Malgré le feu qui, juſques dans ſa dernière vieilleſſe, ſe répandoit ſur ſon action & ſes diſcours, ſon humeur étoit ſi inaltérable, que la difficulté d’arracher de lui un mouvement d’impatience fit un jour, à ſon inſçu, le ſujet d’une gageure, & ce fut ſa modération qui la gagna. On ſent combien la paix de cette ame devoit contribuer à la netteté & à l’ordre de ſes penſées : auſſi tout ce qui ſortoit de la bouche de Monſieur Abauzit, idées, ſentimens, étoit pur comme la lumière du jour le plus doux.
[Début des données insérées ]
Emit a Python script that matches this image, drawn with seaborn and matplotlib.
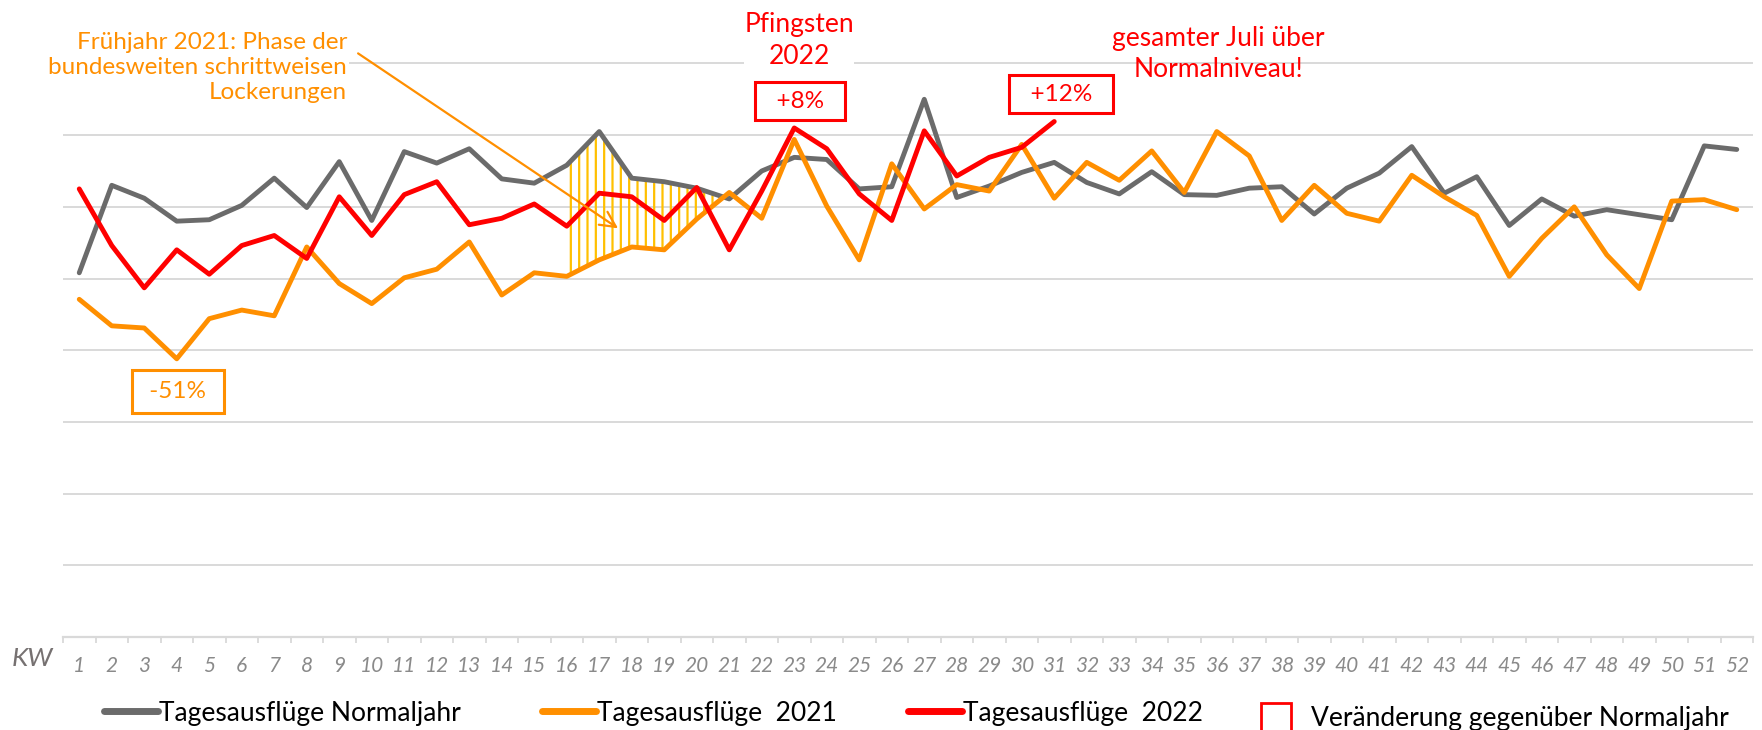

Il recueillit le fruit de ſa ſageſſe & de cette aimable indulgence pour la foibleſſe des hommes, & ce fruit fut le reſpect, l’amitié, & vraiſemblablement le bonheur.

J’ai tant fait en moi-même la comparaiſon de Rouſſeau avec M. Abauzit, qu’il n’eſt pas étonnant que je m’y laiſſe aller en écrivant ceci ; d’ailleurs, j’avoue que j’acquitte un vœu cher à mon cœur, celui de publier ma reconnoiſſance pour un vieillard vénérable qui ſupporta ſouvent avec bonté mon importune jeuneſſe.